Somewhere along the way third-base coach Jerry Royster was tossed, too, which meant by the end of it all, bench coach Tim Bogar was managing and coaching third.
Ross thought home-plate umpire Alfonso Marquez called him out on a slider to end the eighth inning that was way too low, and Ross lost it instantly. He was down 0-2 in the count against Yanks closer Rafael Soriano before battling back to 3-2, and he represented the tying run with the Sox trailing by two.
"Yeah, Cody was really upset," said Valentine. "I was just doing everything I could to get Cody away from him. He should be upset. He's battling his butt off, and he's representing the tying run and winds up getting called out. So he's upset. He's trying, he's trying hard."
James Loney, who was on second base, got a good look at the pitch.
"I didn't think it was [a strike], but in those situations the umpire has got to make a split-second call," Loney said.
Ross, who's always there to talk to reporters after games, didn't stick around Wednesday. In his nine seasons in the Majors, he had been ejected just once before: June 9, 2008, with the Marlins.

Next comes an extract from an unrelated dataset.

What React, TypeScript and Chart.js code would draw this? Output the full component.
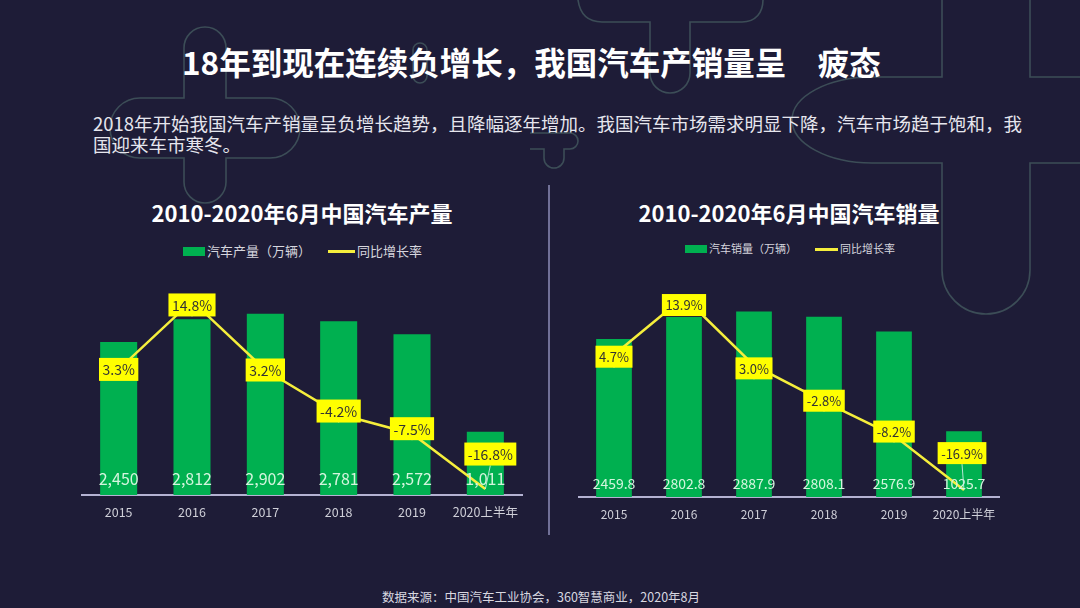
import React, { useEffect, useRef } from 'react';
import { Chart, registerables } from 'chart.js';

Chart.register(...registerables);

// ---------- data ----------
const years = ['2015', '2016', '2017', '2018', '2019', '2020上半年'];
const production = [2450, 2812, 2902, 2781, 2572, 1011];
const productionGrowth = [3.3, 14.8, 3.2, -4.2, -7.5, -16.8];
const sales = [2459.8, 2802.8, 2887.9, 2808.1, 2576.9, 1025.7];
const salesGrowth = [4.7, 13.9, 3.0, -2.8, -8.2, -16.9];

const slideTitle = '18年到现在连续负增长，我国汽车产销量呈\u3000疲态';
const subtitleLine1 = '2018年开始我国汽车产销量呈负增长趋势，且降幅逐年增加。我国汽车市场需求明显下降，汽车市场趋于饱和，我';
const subtitleLine2 = '国迎来车市寒冬。';
const sourceText = '数据来源：中国汽车工业协会，360智慧商业，2020年8月';

// ---------- styles ----------
const FONT = '"Noto Sans CJK SC", "Noto Sans", sans-serif';
const BG = '#1e1c37';
const GREEN = '#00b050';
const LINE_YELLOW = '#f5ee3c';
const LABEL_YELLOW = '#ffff00';
const VALUE_COLOR = '#d4f5de';
const TICK_COLOR = '#cfcfd8';
const AXIS_COLOR = '#b4b2d2';
const DECO = '#3c4d57';

type Cfg = {
  labels: string[];
  values: number[];
  rates: number[];
  fmt: (v: number) => string;
  yMax: number;
  y1Min: number;
  y1Max: number;
  tickSize: number;
  valueSize: number;
  labelSize: number;
  valueLift: number;
  shift: number[][];
  barPct: number;
  left: number;
  top: number;
  width: number;
  height: number;
  padL: number;
  padR: number;
};

function ComboChart(props: { cfg: Cfg }) {
  const ref = useRef<HTMLCanvasElement | null>(null);
  const cfg = props.cfg;
  useEffect(() => {
    if (!ref.current) return;
    const labelPlugin = {
      id: 'valueLabels',
      afterDatasetsDraw(chart: any) {
        const ctx = chart.ctx;
        const barMeta = chart.getDatasetMeta(0);
        const lineMeta = chart.getDatasetMeta(1);
        ctx.save();
        ctx.textAlign = 'center';
        ctx.textBaseline = 'middle';
        ctx.font = `${cfg.valueSize}px ${FONT}`;
        ctx.fillStyle = VALUE_COLOR;
        barMeta.data.forEach((el: any, i: number) => {
          const p = el.getProps(['x', 'base'], true);
          ctx.fillText(cfg.fmt(cfg.values[i]), p.x, p.base - cfg.valueLift);
        });
        ctx.font = `${cfg.labelSize}px ${FONT}`;
        lineMeta.data.forEach((pt: any, i: number) => {
          const [dx, dy] = cfg.shift[i];
          const cx = pt.x + dx;
          const cy = pt.y + dy;
          const text = cfg.rates[i].toFixed(1) + '%';
          const w = ctx.measureText(text).width + 7;
          const h = cfg.labelSize + 9;
          if (dx !== 0 || dy !== 0) {
            ctx.strokeStyle = 'rgba(210,240,235,0.85)';
            ctx.lineWidth = 1;
            ctx.beginPath();
            ctx.moveTo(cx, cy + h / 2);
            ctx.lineTo(pt.x, pt.y);
            ctx.stroke();
          }
          ctx.fillStyle = LABEL_YELLOW;
          ctx.fillRect(cx - w / 2, cy - h / 2, w, h);
          ctx.fillStyle = '#333333';
          ctx.fillText(text, cx, cy + 0.5);
        });
        ctx.restore();
      },
    };
    const chart = new Chart(ref.current, {
      type: 'bar',
      data: {
        labels: cfg.labels,
        datasets: [
          {
            type: 'bar',
            data: cfg.values,
            backgroundColor: GREEN,
            yAxisID: 'y',
            barPercentage: cfg.barPct,
            categoryPercentage: 1,
            order: 1,
          } as any,
          {
            type: 'line',
            data: cfg.rates,
            borderColor: LINE_YELLOW,
            backgroundColor: LINE_YELLOW,
            borderWidth: 2.5,
            pointRadius: 0,
            tension: 0,
            yAxisID: 'y1',
            order: 0,
          } as any,
        ],
      },
      options: {
        responsive: false,
        devicePixelRatio: 1,
        animation: false,
        events: [],
        layout: { padding: { left: cfg.padL, right: cfg.padR, top: 15, bottom: 5 } },
        plugins: {
          legend: { display: false },
          title: { display: false },
          tooltip: { enabled: false },
        },
        scales: {
          x: {
            grid: { display: false, drawTicks: false },
            border: { display: true, color: AXIS_COLOR, width: 2 },
            ticks: { color: TICK_COLOR, font: { family: FONT, size: cfg.tickSize }, padding: 10, maxRotation: 0 },
            afterFit: (s: any) => {
              s.height = 30;
            },
          },
          y: { display: false, min: 0, max: cfg.yMax },
          y1: { display: false, min: cfg.y1Min, max: cfg.y1Max },
        },
      } as any,
      plugins: [labelPlugin],
    });
    return () => chart.destroy();
  }, []);
  return (
    <canvas
      ref={ref}
      width={cfg.width}
      height={cfg.height}
      style={{ position: 'absolute', left: cfg.left, top: cfg.top, width: cfg.width, height: cfg.height }}
    />
  );
}

function Txt(props: { x: number; cy: number; size: number; lh?: number; color?: string; weight?: number; children: any; center?: number }) {
  const lh = props.lh ?? Math.round(props.size * 1.3);
  const style: any = {
    position: 'absolute',
    top: props.cy - lh / 2 - props.size * 0.06,
    fontSize: props.size,
    lineHeight: lh + 'px',
    color: props.color ?? '#ffffff',
    fontWeight: props.weight ?? 400,
    fontFamily: FONT,
    whiteSpace: 'nowrap',
  };
  if (props.center !== undefined) {
    style.left = props.x;
    style.width = props.center;
    style.textAlign = 'center';
  } else {
    style.left = props.x;
  }
  return <div style={style}>{props.children}</div>;
}

function Legend(props: {
  barX: number; barY: number; barW: number; barH: number; text1X: number;
  lineX: number; lineW: number; text2X: number; cy: number; size: number; text1: string; text2: string;
}) {
  const p = props;
  return (
    <>
      <div style={{ position: 'absolute', left: p.barX, top: p.barY, width: p.barW, height: p.barH, background: GREEN }} />
      <Txt x={p.text1X} cy={p.cy} size={p.size} color="#d6d6de">{p.text1}</Txt>
      <div style={{ position: 'absolute', left: p.lineX, top: p.cy - 1.5, width: p.lineW, height: 3, background: LINE_YELLOW }} />
      <Txt x={p.text2X} cy={p.cy} size={p.size} color="#d6d6de">{p.text2}</Txt>
    </>
  );
}

const leftCfg: Cfg = {
  labels: years,
  values: production,
  rates: productionGrowth,
  fmt: (v: number) => v.toLocaleString('en-US'),
  yMax: 4000,
  y1Min: -17.8,
  y1Max: 24.2,
  tickSize: 12.5,
  valueSize: 16,
  labelSize: 14,
  valueLift: 16,
  shift: [[0, 0], [0, 4], [0, 0], [0, -3], [0, -5], [5, -35]],
  barPct: 0.505,
  left: 70,
  top: 230,
  width: 470,
  height: 300,
  padL: 12,
  padR: 18,
};

const rightCfg: Cfg = {
  labels: years,
  values: sales,
  rates: salesGrowth,
  fmt: (v: number) => v.toFixed(1),
  yMax: 3925,
  y1Min: -18,
  y1Max: 22.2,
  tickSize: 12,
  valueSize: 14,
  labelSize: 13,
  valueLift: 13,
  shift: [[0, 2], [0, 8], [0, 3], [0, -1], [0, -4], [-2, -37]],
  barPct: 0.51,
  left: 567,
  top: 230,
  width: 450,
  height: 302,
  padL: 12,
  padR: 18,
};

export default function App() {
  return (
    <div style={{ position: 'fixed', left: 0, top: 0, width: 1080, height: 608, background: BG, overflow: 'hidden' }}>
      <svg width={1080} height={608} style={{ position: 'absolute', left: 0, top: 0 }}>
        <g fill="none" stroke={DECO} strokeWidth={1.6}>
          <path d="M 578 0 C 580 14 588 22 602 22 H 650 V 73 A 20 20 0 0 0 690 73 V 22 H 742 C 756 22 763 12 763 0" />
          <path d="M 942 0 V 77 H 872 A 80 43 0 0 0 872 163 H 942 V 270 A 44 44 0 0 0 1030 270 V 163 H 1080" />
          <path d="M 1030 0 V 77 H 1080" />
          <path d="M 184 48 A 21 21 0 0 1 226 48 V 98 H 270 A 30 30 0 0 1 270 158 H 226 V 182 A 21 21 0 0 1 184 182 V 158 H 140 A 30 30 0 0 1 140 98 H 184 Z" />
          <path d="M 413 50 A 7 7 0 0 1 427 50 V 76 A 7 7 0 0 1 413 76 Z" />
          <path d="M 530 133 H 570 A 8 8 0 0 1 570 149 H 564 V 158 A 10 10 0 0 1 544 158 V 149 H 530" />
        </g>
        <line x1={549} y1={185} x2={549} y2={535} stroke="#8e8cb8" strokeWidth={1.5} />
      </svg>

      <Txt x={182} cy={63} size={31.5} lh={40} weight={700}>{slideTitle}</Txt>
      <Txt x={93} cy={125} size={18.5} lh={21} color="#e6e6ee">{subtitleLine1}</Txt>
      <Txt x={93} cy={146} size={18.5} lh={21} color="#e6e6ee">{subtitleLine2}</Txt>

      <Txt x={82} center={440} cy={213} size={22} lh={28} weight={700}>2010-2020年6月中国汽车产量</Txt>
      <Txt x={579} center={420} cy={213} size={22} lh={28} weight={700}>2010-2020年6月中国汽车销量</Txt>

      <Legend barX={183} barY={247} barW={22} barH={9} text1X={207} lineX={328} lineW={27} text2X={357}
        cy={251.5} size={13} text1="汽车产量（万辆）" text2="同比增长率" />
      <Legend barX={685} barY={245} barW={22} barH={8} text1X={709} lineX={815} lineW={23} text2X={840}
        cy={249} size={11} text1="汽车销量（万辆）" text2="同比增长率" />

      <ComboChart cfg={leftCfg} />
      <ComboChart cfg={rightCfg} />

      <Txt x={382} cy={598} size={12.5} lh={16} color="#d8d8e0">{sourceText}</Txt>
    </div>
  );
}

Valentine wasn't ejected until a couple of minutes later. As Sox left-hander Andrew Miller warmed for the top of the ninth, Valentine went back out to talk to Marquez, and that quickly escalated. Valentine's been ejected six times in 2012 -- the most by any Sox player or manager in a season. Terry Francona reached five ejections twice.
"I didn't argue when I was out on the field [the first time] because I pulled both my hamstrings trying to keep Cody away from the umpire," said Valentine.

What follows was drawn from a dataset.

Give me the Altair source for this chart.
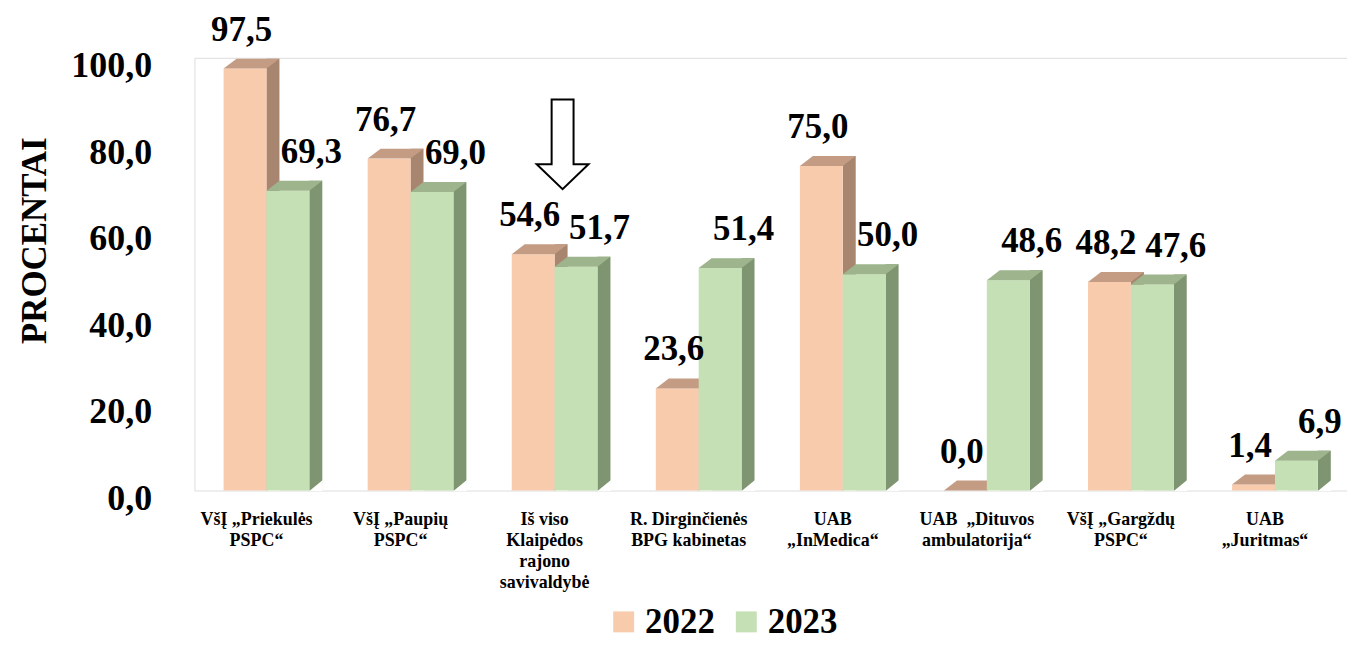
import altair as alt
import pandas as pd

categories = [
    "VšĮ „Priekulės\nPSPC“",
    "VšĮ „Paupių\nPSPC“",
    "Iš viso\nKlaipėdos\nrajono\nsavivaldybė",
    "R. Dirginčienės\nBPG kabinetas",
    "UAB\n„InMedica“",
    "UAB\u00a0 „Dituvos\nambulatorija“",
    "VšĮ „Gargždų\nPSPC“",
    "UAB\n„Juritmas“",
]
years = ["2022", "2023"]
values_2022 = [97.5, 76.7, 54.6, 23.6, 75.0, 0.0, 48.2, 1.4]
values_2023 = [69.3, 69.0, 51.7, 51.4, 50.0, 48.6, 47.6, 6.9]
y_ticks = [0, 20, 40, 60, 80, 100]
highlight = categories[2]

front_colors = ["#F8CBAD", "#C5E0B4"]
top_colors = ["#C49C84", "#9DB48C"]
side_colors = ["#A7856E", "#7F9470"]

FONT = "Liberation Serif"

rows = []
for yr, vals in zip(years, [values_2022, values_2023]):
    for c, v in zip(categories, vals):
        rows.append({"cat": c, "year": yr, "value": v})
df = pd.DataFrame(rows)

base = alt.Chart(df).transform_calculate(
    label="replace(format(datum.value, '.1f'), '.', ',')"
)

x_enc = alt.X(
    "cat:N",
    sort=categories,
    scale=alt.Scale(domain=categories, paddingInner=0, paddingOuter=0),
    axis=alt.Axis(
        labelExpr="split(datum.label, '\\n')",
        labelAngle=0,
        domain=False,
        ticks=False,
        labelPadding=20,
        labelOffset=-10,
        labelFont=FONT,
        labelFontSize=18,
        labelFontWeight="bold",
        labelLineHeight=21,
        labelColor="black",
        title=None,
    ),
)
y_scale = alt.Scale(domain=[0, 100], nice=False, zero=True)
y_enc = alt.Y(
    "value:Q",
    scale=y_scale,
    axis=alt.Axis(
        values=y_ticks,
        labelExpr="replace(format(datum.value, '.1f'), '.', ',')",
        grid=False,
        domain=False,
        ticks=False,
        labelPadding=43,
        labelOffset=8,
        labelFont=FONT,
        labelFontSize=36,
        labelFontWeight="bold",
        labelColor="black",
        title="PROCENTAI",
        titleFont=FONT,
        titleFontSize=35,
        titleFontWeight="bold",
        titleColor="black",
        titleAngle=270,
        titleX=-160,
        titleY=183,
        titleAlign="center",
        titleBaseline="middle",
    ),
)
color_enc = alt.Color(
    "year:N",
    scale=alt.Scale(domain=years, range=front_colors),
    legend=alt.Legend(
        title=None,
        orient="none",
        legendX=413,
        legendY=548,
        direction="horizontal",
        symbolType="square",
        symbolSize=441,
        symbolStrokeWidth=0,
        symbolOpacity=1,
        labelFont=FONT,
        labelFontSize=35,
        labelFontWeight="bold",
        labelColor="black",
        labelOffset=4,
        columnPadding=14,
    ),
)

layers = []
for i, yr in enumerate(years):
    left = -43 + 43 * i
    right = left + 43
    sub = base.transform_filter(alt.datum.year == yr)
    side = sub.mark_bar(
        width=13, xOffset=right + 6.5, yOffset=-10, y2Offset=0, color=side_colors[i]
    ).encode(x=x_enc, y=y_enc, y2=alt.datum(0))
    cut = sub.mark_point(
        shape=f"M{right},0.5 L{right + 13.5},-10.5 L{right + 13.5},0.5 Z",
        size=4, filled=True, fill="white", strokeWidth=0, opacity=1,
    ).encode(x=x_enc, y=alt.Y(datum=0, scale=y_scale))
    front = sub.mark_bar(width=43, xOffset=left + 21.5).encode(
        x=x_enc, y=y_enc, y2=alt.datum(0), color=color_enc
    )
    top = sub.mark_point(
        shape=f"M{left},0 L{right},0 L{right + 13},-10 L{left + 13},-10 Z",
        size=4, filled=True, fill=top_colors[i], strokeWidth=0, opacity=1,
    ).encode(x=x_enc, y=y_enc)
    layers += [side, cut, front, top]

for i, yr in enumerate(years):
    sub = base.transform_filter(alt.datum.year == yr)
    dx = -25 if i == 0 else 45
    txt = sub.mark_text(
        dx=dx, dy=-28, font=FONT, fontSize=35, fontWeight="bold",
        color="black", baseline="alphabetic", align="center",
    ).encode(x=x_enc, y=y_enc, text="label:N")
    layers.append(txt)

arrow = alt.Chart(pd.DataFrame({"a": [0]})).mark_point(
    shape="M-11,-45 L11,-45 L11,20 L26,20 L0,45 L-26,20 L-11,20 Z",
    size=4, filled=False, stroke="black", strokeWidth=2, opacity=1, xOffset=8,
).encode(x=alt.X(datum=highlight, scale=alt.Scale(domain=categories)), y=alt.Y(datum=80, scale=y_scale))
layers.append(arrow)

chart = alt.layer(*layers).properties(
    width=1156,
    height=434,
    padding={"left": 187, "top": 49, "right": 0, "bottom": 155},
    autosize=alt.AutoSizeParams(type="none"),
).configure_view(stroke=None).configure(background="white")

chart.save("out.html", embed_options={"renderer": "svg", "actions": False})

Jarrod Saltalamacchia, who was on-deck at the time, led off the next inning with a solo home run against Soriano and had a great view of the earlier fireworks, too.
"He's not quitting either, he wants to win," said Saltalamacchia of Valentine. "He's taken a lot of scrutiny, a lot of the bad publicity. He wants to win. He doesn't want to finish the season on a sour note either. Situation like that when it didn't look like it was a strike, I didn't look at it, but on deck it didn't look like a strike, it's frustrating. We got a chance to win the game, and I know he was frustrated as well."
Ross lifted the bat over his head as though he would slam it down, then turned to yell at Marquez as Royster quickly ran over. Valentine, also yelling from the dugout, tried to get in between Marquez and Ross. As Ross finally walked away, he tried to push by his manager for a few more screams at Marquez.